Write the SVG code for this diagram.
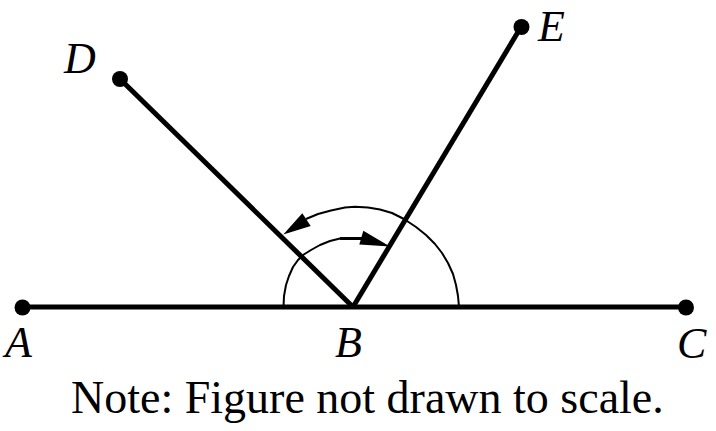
<svg xmlns="http://www.w3.org/2000/svg" width="716" height="431" viewBox="0 0 716 431">
<style>
.ray{stroke:#000;stroke-width:5;fill:none;stroke-linecap:butt}
.arc{stroke:#000;stroke-width:2;fill:none;stroke-linejoin:round}
.dot{fill:#000}
.lbl{font-family:"Liberation Serif","Times New Roman",serif;font-style:italic;font-size:44px;fill:#000}
.note{font-family:"Liberation Serif","Times New Roman",serif;font-size:46px;fill:#000}
.head{fill:#000;stroke:none}
</style>
<rect width="716" height="431" fill="#fff"/>
<g id="connectors">
<line class="ray" x1="22" y1="307" x2="686" y2="307"/>
<line class="ray" x1="120" y1="79" x2="353" y2="307"/>
<line class="ray" x1="521" y1="27" x2="353" y2="307"/>
</g>
<g id="arcs">
<polyline class="arc" points="306,219 318,214 331,210.5 345,207.5 355,206.7 368,207.5 380,209.5 392,213 404,219 416,227 426,235 435,244 442,253 448,263 453,274 456,285 458,296 459,307"/>
<polygon class="head" points="283.3,234.5 302.3,213.3 310.7,226"/>
<polyline class="arc" points="283.5,307 284,296 286,285 289,276 293,267 298,260 303,255 311,250 320,245 330,241 340,238.5 364,238.5"/>
<line x1="340" y1="238.5" x2="364" y2="238.5" stroke="#000" stroke-width="3"/>
<polygon class="head" points="363.3,230.7 359.3,244.5 390,246.5"/>
</g>
<g id="A"><circle class="dot" cx="22.5" cy="307.5" r="8"/><text class="lbl" x="5" y="357">A</text></g>
<g id="B"><text class="lbl" x="335" y="357">B</text></g>
<g id="C"><circle class="dot" cx="686" cy="307.5" r="8"/><text class="lbl" x="677" y="358">C</text></g>
<g id="D"><circle class="dot" cx="120" cy="79" r="8"/><text class="lbl" x="64" y="73">D</text></g>
<g id="E"><circle class="dot" cx="521.5" cy="27" r="8"/><text class="lbl" x="538" y="41">E</text></g>
<text class="note" x="71" y="413">Note: Figure not drawn to scale.</text>
</svg>
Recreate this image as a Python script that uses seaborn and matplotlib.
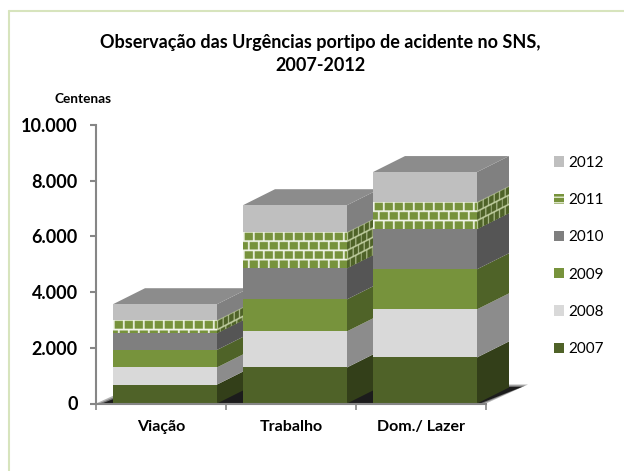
import numpy as np
import pandas as pd
import seaborn as sns
import matplotlib.pyplot as plt
from matplotlib.patches import Patch, Polygon
from matplotlib.lines import Line2D
from matplotlib.transforms import Affine2D

# values (centenas)
categorias = ['Viação', 'Trabalho', 'Dom./ Lazer']
anos = ['2007', '2008', '2009', '2010', '2011', '2012']
v2007 = [680, 1295, 1655]
v2008 = [615, 1295, 1725]
v2009 = [630, 1150, 1440]
v2010 = [595, 1115, 1440]
v2011 = [470, 1295, 970]
v2012 = [575, 970, 1080]
series = [v2007, v2008, v2009, v2010, v2011, v2012]
yticks = [0, 2000, 4000, 6000, 8000, 10000]
ylabels = ['0', '2.000', '4.000', '6.000', '8.000', '10.000']

frente = ['#4f6228', '#d9d9d9', '#77933c', '#7f7f7f', '#77933c', '#bfbfbf']
lado = ['#333f19', '#8c8c8c', '#4f6328', '#555555', '#4f6328', '#808080']
topo = '#8c8c8c'
tijolo = 4  # index of the brick-patterned series

W, H = 624, 471
sns.set_style('white')
plt.rcParams['font.family'] = ['Lato', 'DejaVu Sans']

fig = plt.figure(figsize=(W / 100, H / 100), dpi=100)
# plot box in pixels
px_l, px_r, px_t, px_b = 96, 535, 125, 403.5
ax = fig.add_axes([px_l / W, 1 - px_b / H, (px_r - px_l) / W, (px_b - px_t) / H])
ax.patch.set_alpha(0)

px_x = 1 / 130  # data units per pixel
px_y = 10000 / (px_b - px_t)
x0 = (px_l - 165) / 130
dx, dy = 32 * px_x, 16 * px_y


def textura(w, h, bw, bh, cor, junta, escala=3):
    # brick wall image, w by h pixels, rows start at the top
    w, h = int(round(w * escala)), max(int(round(h * escala)), 1)
    img = np.zeros((h, w, 3))
    img[:] = junta
    bw, bh = bw * escala, bh * escala
    for j in range(h):
        linha = int(j // bh)
        if j - linha * bh < 0.16 * bh:
            continue
        desloc = bw / 2 * (linha % 2)
        for i in range(w):
            if ((i + desloc) % bw) > 0.16 * bw:
                img[j, i] = cor
    return img


def rgb(c):
    return np.array(plt.matplotlib.colors.to_rgb(c))


bottom = np.zeros(3)
for k, vals in enumerate(series):
    d = pd.DataFrame({'cat': categorias, 'v': vals})
    sns.barplot(data=d, x='cat', y='v', bottom=bottom, color=frente[k], saturation=1,
                width=0.8, ax=ax, linewidth=0)
    barras = ax.containers[-1]
    for i, b in enumerate(barras):
        b.set_zorder(5 + 3 * i)
        xa, xb = b.get_x(), b.get_x() + b.get_width()
        ya, yb = b.get_y(), b.get_y() + b.get_height()
        pts = [(xb, ya), (xb + dx, ya + dy), (xb + dx, yb + dy), (xb, yb)]
        face = Polygon(pts, closed=True, fc=lado[k], ec='none', zorder=4 + 3 * i)
        ax.add_patch(face)
        if k == tijolo:
            b.set_alpha(0)
            # bricks on the front face, fixed pixel size
            wpx, hpx = (xb - xa) / px_x, (yb - ya) / px_y
            ax.imshow(textura(wpx, hpx, 10, 9, rgb(frente[k]), rgb('#f2f5ea')),
                      extent=(xa, xb, ya, yb), aspect='auto', interpolation='bilinear',
                      zorder=5 + 3 * i)
            # same on the side face, sheared up with the depth
            slope = dy / dx
            cis = Affine2D.from_values(1, slope, 0, 1, 0, -xb * slope)
            im = ax.imshow(textura(dx / px_x, hpx, 5.5, 9, rgb(lado[k]), rgb('#c3d0a3')),
                           extent=(xb, xb + dx, ya, yb), aspect='auto', interpolation='bilinear',
                           transform=cis + ax.transData, zorder=4 + 3 * i)
            im.set_clip_path(face)
        if k == len(series) - 1:
            pts = [(xa, yb), (xb, yb), (xb + dx, yb + dy), (xa + dx, yb + dy)]
            ax.add_patch(Polygon(pts, closed=True, fc=topo, ec='none', zorder=4 + 3 * i))
    bottom = bottom + np.array(vals)

# floor, with the dark shadow under the columns
x_fim = x0 + 3
f_dx, f_dy = 42 * px_x, 19 * px_y
for inset, cor in [(0, '#b4b4b4'), (3, '#777777'), (6, '#1c1c1c')]:
    e = inset * px_x
    pts = [(x0 + e, 0), (x_fim - e, 0), (x_fim + f_dx - e, f_dy - inset * px_y * 0.4),
           (x0 + f_dx + e, f_dy - inset * px_y * 0.4)]
    ax.add_patch(Polygon(pts, closed=True, fc=cor, ec='none', zorder=2))

ax.set_xlim(x0, (px_r - 165) / 130)
ax.set_ylim(0, 10000)

# axes
sns.despine(ax=ax, top=True, right=True)
for lado_ax in ['left', 'bottom']:
    ax.spines[lado_ax].set_color('#868686')
    ax.spines[lado_ax].set_linewidth(1.5)
    ax.spines[lado_ax].set_zorder(30)
ax.spines['bottom'].set_bounds(x0, x_fim)

ax.set_yticks(yticks)
ax.set_yticklabels(ylabels, fontweight='bold', fontsize=13, color='black')
ax.tick_params(axis='y', left=True, length=4, width=1.5, color='#868686', pad=9)
ax.set_xticks([i - 0.03 for i in range(3)])
ax.set_xticklabels(categorias, fontweight='bold', fontsize=11.5, color='black')
ax.set_xticks([x0 + i for i in range(4)], minor=True)
ax.tick_params(axis='x', which='major', bottom=False, length=0, pad=12)
ax.tick_params(axis='x', which='minor', bottom=True, length=4, width=1.2, color='#868686')
ax.set_xlabel('')
ax.set_ylabel('')
ax.grid(False)

# text outside the axes
fig.text(320 / W, 1 - 54 / H, 'Observação das Urgências portipo de acidente no SNS,\n2007-2012',
         ha='center', va='center', fontweight='bold', fontsize=13, color='black', linespacing=1.4)
fig.text(83 / W, 1 - 99 / H, 'Centenas', ha='center', va='center', fontweight='bold',
         fontsize=9.8, color='black')

# legend, newest year on top
handles = []
for k in range(len(anos) - 1, -1, -1):
    if k == tijolo:
        handles.append(Patch(fc=frente[k], ec='#e4ebd3', hatch='---', lw=0))
    else:
        handles.append(Patch(fc=frente[k], ec='none'))
leg = fig.legend(handles, anos[::-1], loc='center left', bbox_to_anchor=(540 / W, 1 - 256 / H),
                 frameon=False, fontsize=11, labelspacing=1.52, handlelength=0.65,
                 handleheight=0.65, handletextpad=0.3)
for t in leg.get_texts():
    t.set_color('black')

# chart frame: only top and left edges are inside the picture
fig.add_artist(Line2D([9 / W, 9 / W], [0, 1 - 11 / H], color='#d7e4bd', lw=1.5))
fig.add_artist(Line2D([9 / W, 1], [1 - 11 / H, 1 - 11 / H], color='#d7e4bd', lw=1.5))

fig.savefig('out.png', dpi=100)
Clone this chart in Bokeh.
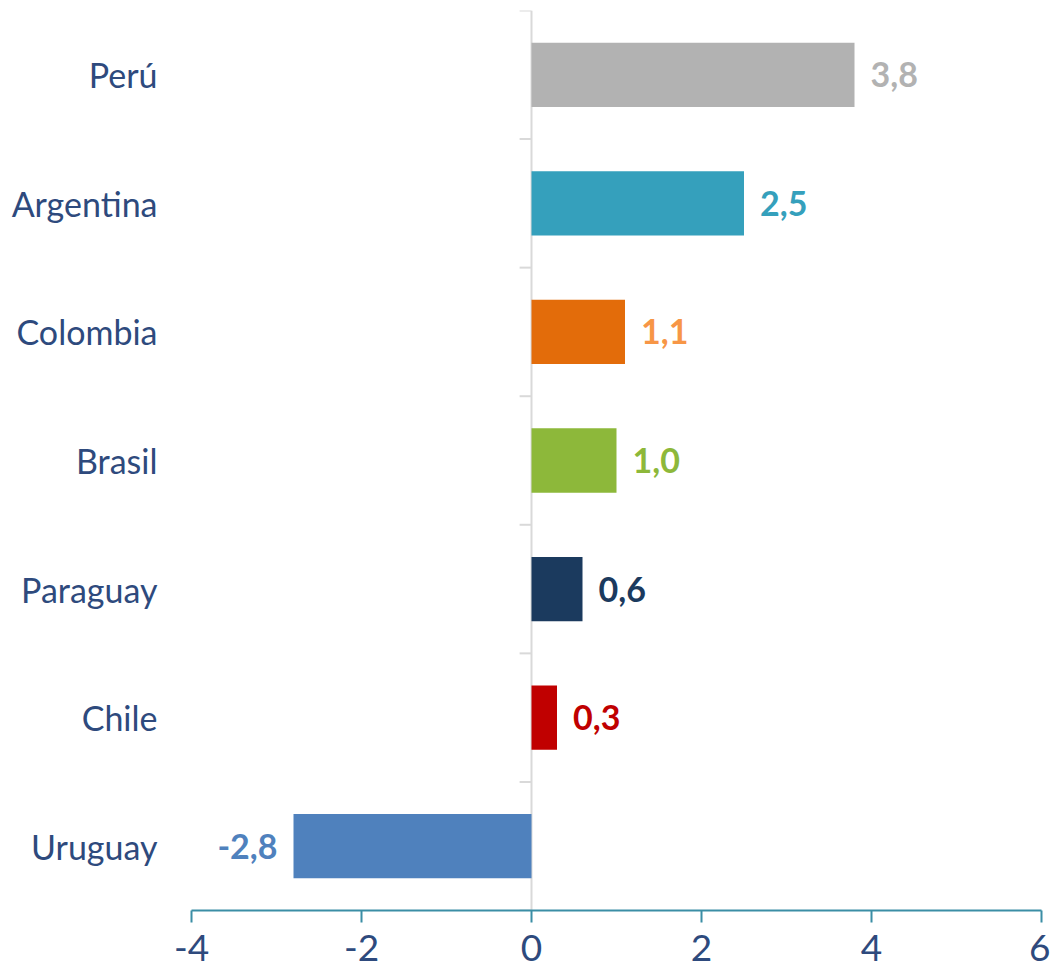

================================

What to produce >> Show all lines from the records above where the word "seaborn" occurs.

Problem solution >>
Recreate this image as a Python script that uses seaborn and matplotlib.
import seaborn as sns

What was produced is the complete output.